On the back is best, says new safe-sleep guidelines for babies

The American Academy of Pediatrics has released new safe sleep guidelines for babies, which include a recommendation that babies only sleep on flat surfaces.

The new recommendations are the first update to the AAP’s guidelines since 2016.

Dr. Ari Brown, a pediatrician in Austin, Texas and spokeswoman for the AAP, said babies should avoid sleeping on any incline greater than 10 degrees.

"Babies should not only be sleeping in a naked crib, which is only a flat sheet, but also a flat crib," Brown said. "Anytime your baby is in a position where they might be able to fall asleep, they need to be on a flat surface."

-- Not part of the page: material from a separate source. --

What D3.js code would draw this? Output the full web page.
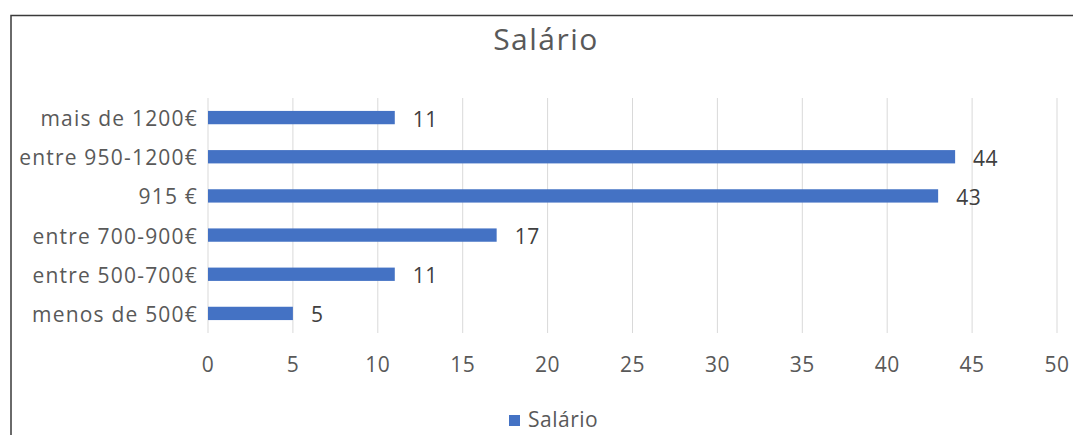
<!DOCTYPE html>
<html>
<head>
<meta charset="utf-8">
<script src="https://cdn.jsdelivr.net/npm/d3@7"></script>
<style>
  body { margin: 0; background: #fff; }
  svg { display: block; font-family: "Open Sans", sans-serif; }
  .grid line { stroke: #d9d9d9; stroke-width: 1; }
  .tick-label { fill: #595959; font-size: 21px; }
</style>
</head>
<body>
<svg id="chart" width="1073" height="435"></svg>
<script>
// Salário — barras horizontais

const categories = ["mais de 1200€", "entre 950-1200€", "915 €", "entre 700-900€", "entre 500-700€", "menos de 500€"];
const values = [11, 44, 43, 17, 11, 5];
const xTicks = [0, 5, 10, 15, 20, 25, 30, 35, 40, 45, 50];
const seriesName = "Salário";

const barColor = "#4472c4";

const svg = d3.select("#chart");

// moldura do gráfico
svg.append("path")
    .attr("d", "M11,435 V15.5 H1073")
    .attr("fill", "none")
    .attr("stroke", "#3a3a3a")
    .attr("stroke-width", 1.5);

svg.append("text")
    .attr("x", 546).attr("y", 50)
    .attr("text-anchor", "middle")
    .attr("fill", "#595959")
    .attr("font-size", 30)
    .attr("letter-spacing", 1.5)
    .text("Salário");

const x = d3.scaleLinear().domain([0, 50]).range([208, 1057]);
const y = d3.scaleBand().domain(categories).range([98, 333]).paddingInner(0.66).paddingOuter(0.33);

// grelha vertical
svg.append("g").attr("class", "grid")
    .selectAll("line")
    .data(xTicks).enter().append("line")
    .attr("x1", d => x(d)).attr("x2", d => x(d))
    .attr("y1", 98).attr("y2", 333);

// eixo x (só rótulos)
svg.append("g")
    .selectAll("text")
    .data(xTicks).enter().append("text")
    .attr("class", "tick-label")
    .attr("x", d => x(d)).attr("y", 372)
    .attr("text-anchor", "middle")
    .attr("letter-spacing", 0.5)
    .text(d => d);

// eixo y (categorias)
svg.append("g")
    .selectAll("text")
    .data(categories).enter().append("text")
    .attr("class", "tick-label")
    .attr("x", 198)
    .attr("y", d => y(d) + y.bandwidth() / 2 + 8.5)
    .attr("text-anchor", "end")
    .attr("letter-spacing", 1.2)
    .text(d => d);

// barras
svg.append("g")
    .selectAll("rect")
    .data(values).enter().append("rect")
    .attr("x", x(0))
    .attr("y", (d, i) => y(categories[i]))
    .attr("width", d => x(d) - x(0))
    .attr("height", y.bandwidth())
    .attr("fill", barColor);

// rótulos de dados
svg.append("g")
    .selectAll("text")
    .data(values).enter().append("text")
    .attr("x", d => x(d) + 18)
    .attr("y", (d, i) => y(categories[i]) + y.bandwidth() / 2 + 9)
    .attr("fill", "#404040")
    .attr("font-size", 21)
    .attr("letter-spacing", 0.5)
    .text(d => d);

// legenda
const leg = svg.append("g").attr("transform", "translate(509,415)");
leg.append("rect").attr("width", 11).attr("height", 11).attr("fill", barColor);
leg.append("text")
    .attr("x", 19).attr("y", 12)
    .attr("fill", "#595959").attr("font-size", 21)
    .attr("letter-spacing", 0.5)
    .text(seriesName);
</script>
</body>
</html>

Brown said the guidelines reinforce the "back is best" recommendation, but go a step further in advising against using baby products not intended for sleep. This includes any nests, docks, recliners, and swings for babies that can pose a suffocation hazard.

"These products that are meant for the baby to chill out or relax in, when we know parents are using them as a sleep aid, are really not safe," she said.

The recommendations come as Fisher Price and U.S. product safety regulators sent out a warning less than two weeks ago warning about rockers that were linked to 13 infant deaths between 2009 and 2021. The products include the infant-to-toddler and newborn-to-toddler rockers. The U.S. Consumer Product Safety Commission said the rockers should never be used for sleep and infants should never be left unattended or unrestrained in them.

Parents should also avoid using weighted blankets as they can compress a baby’s chest. In addition, the AAP said other sleep environments like couches, armchairs, and cushions can raise the risk of death by 67 percent.

Infant and toddler sleep consultant Vivian Sonnenberg said she never put a baby in a rocker to sleep. Sonnenberg has worked in the Bay Area for more than 13 as a sleep expert and has helped thousands of families.

"In order to get a baby to sleep well, quickly, I always mention the word calm," Sonnenberg said.

She said the earlier parents can get their baby into good sleep habits, the better off they’ll be.

"Don’t be on your phone," she said. "When you’re with your baby, you’re with your baby."

The AAP said babies are five to ten times at greater risk of sudden infant death syndrome or SIDS when they co-sleep and bed-share with parents. It’s best to have a baby under six months in the same room with the parents, but in their own crib or bassinet.